About this Research Topic
Most bioactive compounds are usually isolated from plants, microorganisms, marine organisms, and fungi. However, the yield of natural products is usually low and requires time-consuming procedures for industrial production. Furthermore, chemical synthesis is a costly, harmful alternative that requires multi-step isolation and purification processes. Nevertheless, plant molecular engineering has significantly improved, using industrially preferred microorganisms, such as Escherichia coli, Saccharomyces cerevisiae, Corynebacterium, Bacillus, and Pseudomonas. These microorganisms are promising alternatives for the biosynthesis of industrial products. In recent years, a wide variety of novel technologies for engineering plants and microbes has been developed to produce natural and non-natural compounds from renewable biomasses. Along with evolutionary engineering, metabolic engineering, and systems biology, synthetic biology is expected to further improve the productivity of the synthesis compounds.

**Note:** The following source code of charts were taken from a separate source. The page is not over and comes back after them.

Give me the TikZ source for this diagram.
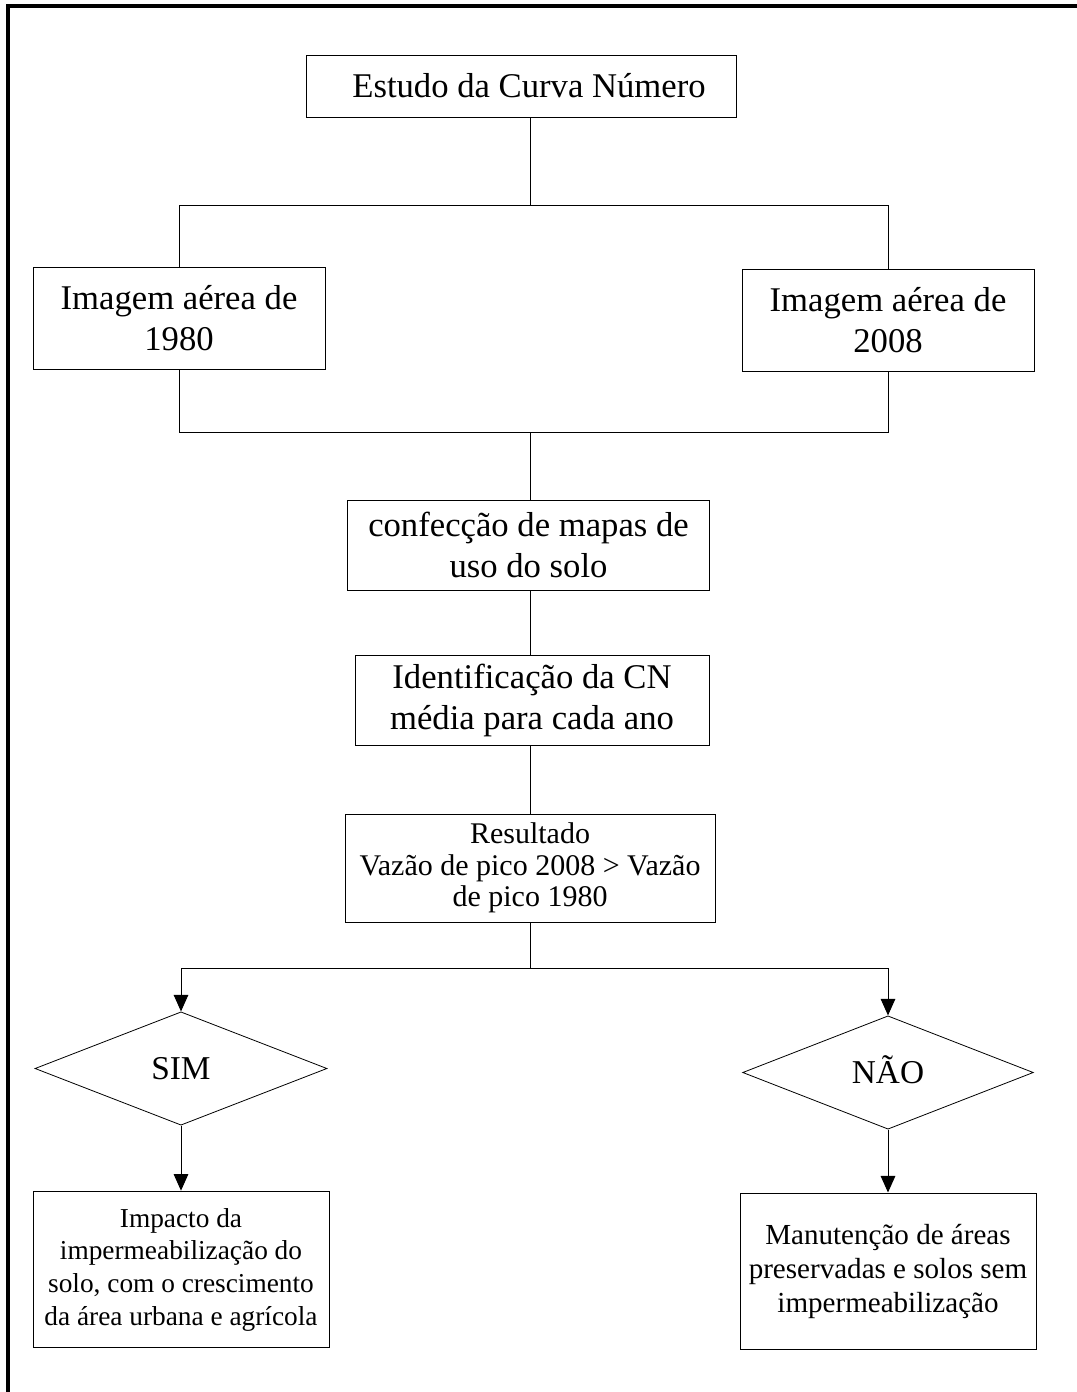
\documentclass[tikz,border=0pt]{standalone}
\usepackage{fontspec}
\setmainfont{Liberation Serif}
\usetikzlibrary{shapes.geometric,arrows.meta}

\tikzset{
    caixa/.style={draw, line width=0.75pt, inner sep=2pt, align=center, font=\fontsize{26}{30.5}\selectfont},
    caixap/.style={caixa, font=\fontsize{21.5}{24.5}\selectfont},
    decisao/.style={draw, diamond, line width=0.6pt, inner sep=0pt, aspect=2.58, font=\fontsize{25}{30}\selectfont},
    liga/.style={line width=0.75pt},
    seta/.style={liga, -{Triangle[width=11pt,length=12.5pt]}}
}

\begin{document}
\begin{tikzpicture}[x=0.75pt,y=0.75pt,yscale=-1,xscale=1]

    \useasboundingbox (0,0) rectangle (1077,1392);
    % moldura
    \draw [line width=2.6pt] (8,1392) -- (8,6) -- (1077,6);

    % caixas
    \node [caixa, minimum width=322.5pt, minimum height=46.5pt] (est) at (521,86) {\hspace*{12pt}Estudo da Curva N\'umero};
    \node [caixa, minimum width=219pt, minimum height=76.5pt] (img80) at (179,318) {Imagem a\'erea de\\1980};
    \node [caixa, minimum width=219pt, minimum height=76.5pt] (img08) at (888,320) {Imagem a\'erea de\\2008};
    \node [caixa, minimum width=272pt, minimum height=67.5pt] (mapas) at (528.5,545) {confec\c{c}\~ao de mapas de\\uso do solo};
    \node [caixa, minimum width=265.5pt, minimum height=68pt] (ident) at (532,700.5) {Identifica\c{c}\~ao da CN\\m\'edia para cada ano};
    \node [caixap, font=\fontsize{22.5}{23.5}\selectfont, minimum width=277.5pt, minimum height=81pt] (res) at (530,868) {Resultado\\Vaz\~ao de pico 2008 > Vaz\~ao\\de pico 1980};

    % decisoes
    \node [decisao, minimum width=219pt, minimum height=85pt] (sim) at (181,1068.5) {SIM};
    \node [decisao, minimum width=218pt, minimum height=85pt] (nao) at (888,1072.5) {\raisebox{4pt}{N\~AO}};

    % resultados finais
    \node [caixap, font=\fontsize{20.5}{24.5}\selectfont, minimum width=222pt, minimum height=117.5pt] (impacto) at (181,1269.5) {Impacto da\\imperme\-abiliza\c{c}\~ao do\\solo, com o crescimento\\da \'area urbana e agr\'icola};
    \node [caixap, font=\fontsize{21.8}{25.5}\selectfont, minimum width=222pt, minimum height=117pt] (manut) at (888,1271) {Manuten\c{c}\~ao de \'areas\\preservadas e solos sem\\impermeabiliza\c{c}\~ao};

    % ligacoes
    \coordinate (j1) at (530,205);
    \coordinate (j2) at (530,432);
    \coordinate (j3) at (530,968);
    \draw [liga] (est.south -| j1) -- (j1);
    \draw [liga] (img80.north) -- (img80.north |- j1) -- (img08.north |- j1) -- (img08.north);
    \draw [liga] (img80.south) -- (img80.south |- j2) -- (img08.south |- j2) -- (img08.south);
    \draw [liga] (j2) -- (mapas.north -| j2);
    \draw [liga] (mapas.south -| j2) -- (ident.north -| j2);
    \draw [liga] (ident.south -| j2) -- (res.north -| j2);
    \draw [liga] (res.south -| j3) -- (j3);
    \draw [seta] (j3) -| (sim.north);
    \draw [seta] (j3) -| (nao.north);
    \draw [seta] (sim.south) -- (sim.south |- impacto.north);
    \draw [seta] (nao.south) -- (nao.south |- manut.north);

\end{tikzpicture}
\end{document}
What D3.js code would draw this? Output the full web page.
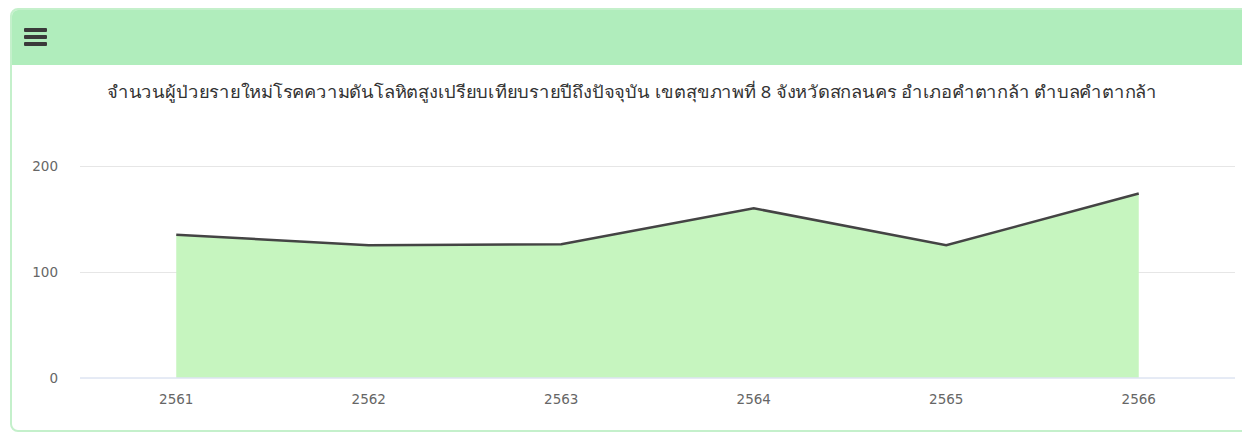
<!DOCTYPE html>
<html>
<head>
<meta charset="utf-8">
<script src="https://d3js.org/d3.v7.min.js"></script>
<style>
  body { margin: 0; background: #fff; font-family: "DejaVu Sans", "Noto Sans", sans-serif; }
  #card {
    position: absolute; left: 10px; top: 8px; width: 1240px; height: 424px;
    border: 2px solid #c4f0cb; border-radius: 8px; box-sizing: border-box; overflow: hidden;
  }
  #head { height: 55px; background: #b0edbc; position: relative; }
  .bar { position: absolute; left: 12px; width: 23px; height: 4px; background: #3a3a3a; border-radius: 1px; }
</style>
</head>
<body>
<div id="card">
  <div id="head">
    <div class="bar" style="top:18px"></div>
    <div class="bar" style="top:25px"></div>
    <div class="bar" style="top:32px"></div>
  </div>
</div>
<script>
const years = ['2561', '2562', '2563', '2564', '2565', '2566'];
const patients = [135, 125, 126, 160, 125, 174];
const yTicks = [0, 100, 200];
const title = 'จำนวนผู้ป่วยรายใหม่โรคความดันโลหิตสูงเปรียบเทียบรายปีถึงปัจจุบัน เขตสุขภาพที่ 8 จังหวัดสกลนคร อำเภอคำตากล้า ตำบลคำตากล้า';

const W = 1242, H = 432;
const svg = d3.select('body').append('svg')
    .attr('width', W).attr('height', H)
    .style('position', 'absolute').style('left', 0).style('top', 0);

const plotLeft = 80, plotRight = 1235, plotTop = 166, plotBottom = 377.5;

const x = d3.scaleBand(years, [plotLeft, plotRight]);
const y = d3.scaleLinear([0, 200], [plotBottom, plotTop]);
const cx = d => x(d) + x.bandwidth() / 2;

svg.append('text')
    .attr('x', 632).attr('y', 98)
    .attr('text-anchor', 'middle')
    .attr('fill', '#333').attr('font-size', 17)
    .attr('font-family', '"Noto Sans", sans-serif')
    .attr('textLength', 1050).attr('lengthAdjust', 'spacingAndGlyphs')
    .text(title);

// grid
svg.append('g').selectAll('line').data(yTicks.slice(1)).join('line')
    .attr('x1', plotLeft).attr('x2', plotRight)
    .attr('y1', d => Math.round(y(d)) + 0.5).attr('y2', d => Math.round(y(d)) + 0.5)
    .attr('stroke', '#e6e6e6');

const rows = years.map((k, i) => ({k, v: patients[i]}));

svg.append('path').datum(rows)
    .attr('fill', '#c6f5bf')
    .attr('d', d3.area().x(d => cx(d.k)).y0(plotBottom).y1(d => y(d.v)));

svg.append('path').datum(rows)
    .attr('fill', 'none').attr('stroke', '#444').attr('stroke-width', 2.5)
    .attr('d', d3.line().x(d => cx(d.k)).y(d => y(d.v)));

// x axis
svg.append('line')
    .attr('x1', plotLeft).attr('x2', plotRight)
    .attr('y1', plotBottom + 0.5).attr('y2', plotBottom + 0.5)
    .attr('stroke', '#ccd6eb');

svg.append('g').selectAll('text').data(years).join('text')
    .attr('x', d => cx(d)).attr('y', 404)
    .attr('text-anchor', 'middle')
    .attr('fill', '#666').attr('font-size', 13.5)
    .text(d => d);

svg.append('g').selectAll('text').data(yTicks).join('text')
    .attr('x', 58).attr('y', d => y(d) + 5)
    .attr('text-anchor', 'end')
    .attr('fill', '#666').attr('font-size', 13.5)
    .text(d => d);
</script>
</body>
</html>
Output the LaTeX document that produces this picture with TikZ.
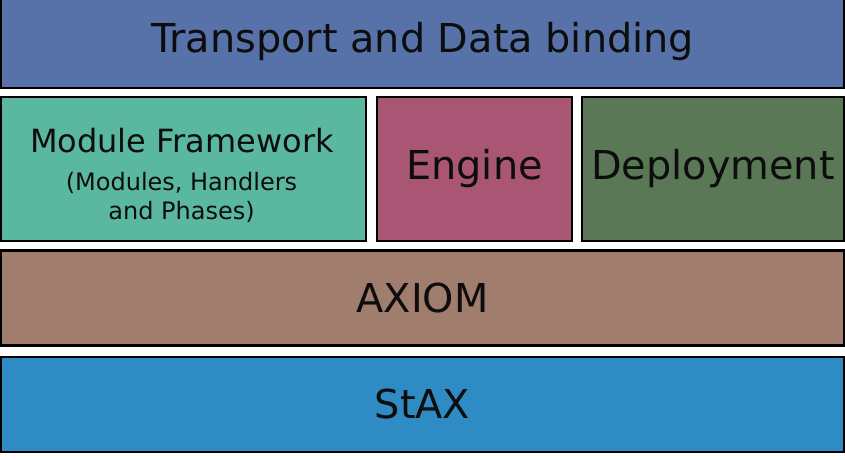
\documentclass[tikz,border=0pt]{standalone}
\usepackage{fontspec}
\setmainfont{DejaVu Sans}
\definecolor{ctop}{HTML}{5772A8}
\definecolor{cmod}{HTML}{5BB8A0}
\definecolor{ceng}{HTML}{A85673}
\definecolor{cdep}{HTML}{5A7756}
\definecolor{cax}{HTML}{A07D6C}
\definecolor{cstax}{HTML}{2E8BC3}
\begin{document}
\begin{tikzpicture}[x=1pt,y=-1pt,
  layer/.style={draw=black,line width=2.5pt,rectangle,inner sep=0pt,anchor=center,
    font=\fontsize{39.8}{44}\selectfont,text=black!95},
  ]
\useasboundingbox[fill=white] (0,0) rectangle (845,459);
\node[layer,fill=ctop,minimum width=843pt,minimum height=92pt] (top) at (422.5,42) {Transport and Data binding};
\node[layer,fill=cmod,minimum width=365pt,minimum height=144pt] (mod) at (183.5,169) {};
\node[font=\fontsize{32}{36}\selectfont,text=black!95] (modt) at (182,141) {Module Framework};
\node[font=\fontsize{24}{29}\selectfont,text=black!95,align=center] (mods) at (181.5,197) {(Modules, Handlers\\and Phases)};
\node[layer,fill=ceng,minimum width=195pt,minimum height=144pt] (eng) at (474.5,169) {Engine};
\node[layer,fill=cdep,minimum width=262pt,minimum height=144pt] (dep) at (713,169) {Deployment};
\node[layer,fill=cax,minimum width=843pt,minimum height=95pt] (ax) at (422.5,298) {AXIOM};
\node[layer,fill=cstax,minimum width=843pt,minimum height=95pt] (stax) at (422.5,404.5) {StAX};
\end{tikzpicture}
\end{document}
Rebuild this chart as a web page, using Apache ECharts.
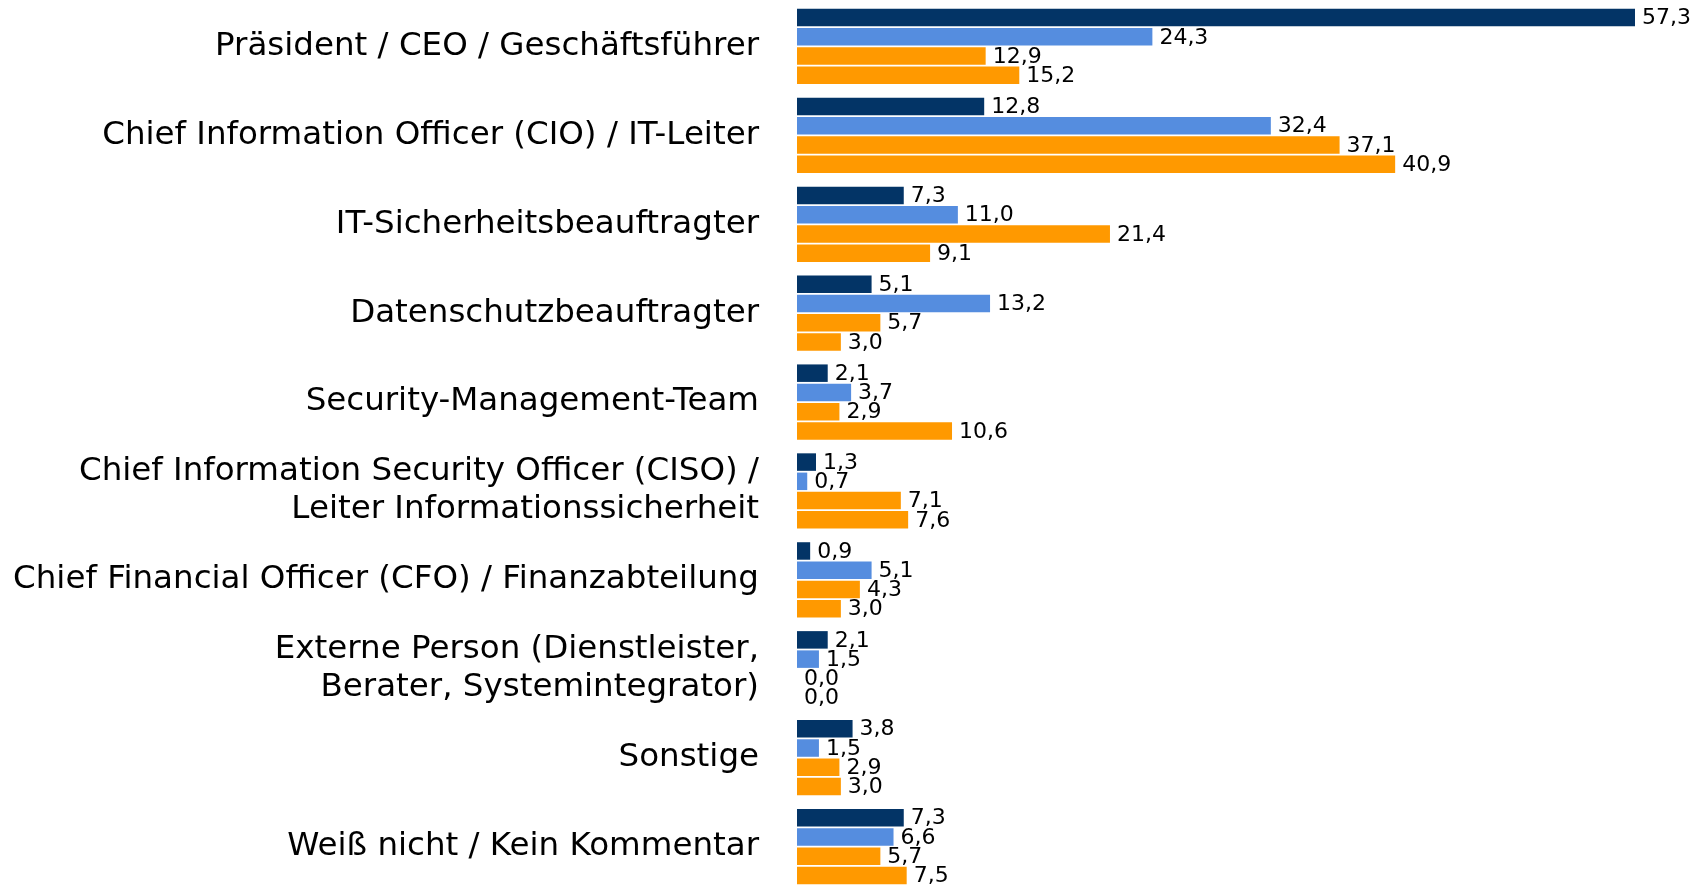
<!DOCTYPE html>
<html>
<head>
<meta charset="utf-8">
<script src="https://cdn.jsdelivr.net/npm/echarts@6/dist/echarts.min.js"></script>
<style>
	html, body { margin: 0; padding: 0; background: #fff; }
	#chart { width: 1699px; height: 885px; }
</style>
</head>
<body>
<div id="chart"></div>
<script>
// Kategorien von oben nach unten
let categories = [
	'Präsident / CEO / Geschäftsführer',
	'Chief Information Officer (CIO) / IT-Leiter',
	'IT-Sicherheitsbeauftragter',
	'Datenschutzbeauftragter',
	'Security-Management-Team',
	'Chief Information Security Officer (CISO) /\nLeiter Informationssicherheit',
	'Chief Financial Officer (CFO) / Finanzabteilung',
	'Externe Person (Dienstleister,\nBerater, Systemintegrator)',
	'Sonstige',
	'Weiß nicht / Kein Kommentar',
];
let series_names = ['Reihe 1', 'Reihe 2', 'Reihe 3', 'Reihe 4'];
let values_1 = [57.3, 12.8, 7.3, 5.1, 2.1, 1.3, 0.9, 2.1, 3.8, 7.3];
let values_2 = [24.3, 32.4, 11.0, 13.2, 3.7, 0.7, 5.1, 1.5, 1.5, 6.6];
let values_3 = [12.9, 37.1, 21.4, 5.7, 2.9, 7.1, 4.3, 0.0, 2.9, 5.7];
let values_4 = [15.2, 40.9, 9.1, 3.0, 10.6, 7.6, 3.0, 0.0, 3.0, 7.5];
let colors = ['#033466', '#558ddf', '#ff9900', '#ff9900'];

let chart = echarts.init(document.getElementById('chart'));

// eine Balkenreihe mit Beschriftung rechts (Komma als Dezimalzeichen)
function bar_series(name, data, color) {
	return {
		name: name,
		type: 'bar',
		data: data,
		barWidth: 17.5,
		barGap: '10%',
		itemStyle: { color: color },
		label: {
			show: true,
			position: 'right',
			distance: 7,
			offset: [0, 1],
			color: '#000',
			fontFamily: 'DejaVu Sans',
			fontSize: 22,
			formatter: (p) => p.value.toFixed(1).replace('.', ','),
		},
		animation: false,
	};
}

let option = {
	backgroundColor: '#fff',
	grid: {
		left: 797,
		right: 64,
		top: 2,
		height: 889,
		outerBoundsMode: 'none',
	},
	xAxis: {
		type: 'value',
		min: 0,
		max: 'dataMax',
		show: false,
	},
	yAxis: {
		type: 'category',
		data: categories,
		inverse: true,
		axisLine: { show: false },
		axisTick: { show: false },
		splitLine: { show: false },
		axisLabel: {
			color: '#000',
			fontFamily: 'DejaVu Sans',
			fontSize: 32.5,
			lineHeight: 38,
			align: 'right',
			margin: 38,
			padding: [5, 0, 0, 0],
		},
	},
	series: [
		bar_series(series_names[0], values_1, colors[0]),
		bar_series(series_names[1], values_2, colors[1]),
		bar_series(series_names[2], values_3, colors[2]),
		bar_series(series_names[3], values_4, colors[3]),
	],
};
chart.setOption(option);
</script>
</body>
</html>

This Research Topic aims to collect Original Research articles, Mini-Reviews, Reviews, Method articles, Technology Reports, Perspective, and Opinion articles covering recent advances in plants and microorganisms for production natural and unnatural compounds via the application of synthetic biology tools. Potential topics of interest include, but are not limited to:
- Biosynthetic tool for discovering secondary metabolites biosynthetic pathways
- Engineering and reprogramming of key heterologous enzymes in synthetic pathways
- Dynamic balancing of metabolic flux within the target biosynthetic pathways
- Recent advanced in metabolic engineering assisted by synthetic biology
- The challenges and future research of synthetic biology towards the sustainable production of bioactive compounds
Keywords: Synthetic Biology, bioactive compounds, Microbial engineering, biosynthetic pathways
Important Note: All contributions to this Research Topic must be within the scope of the section and journal to which they are submitted, as defined in their mission statements. Frontiers reserves the right to guide an out-of-scope manuscript to a more suitable section or journal at any stage of peer review.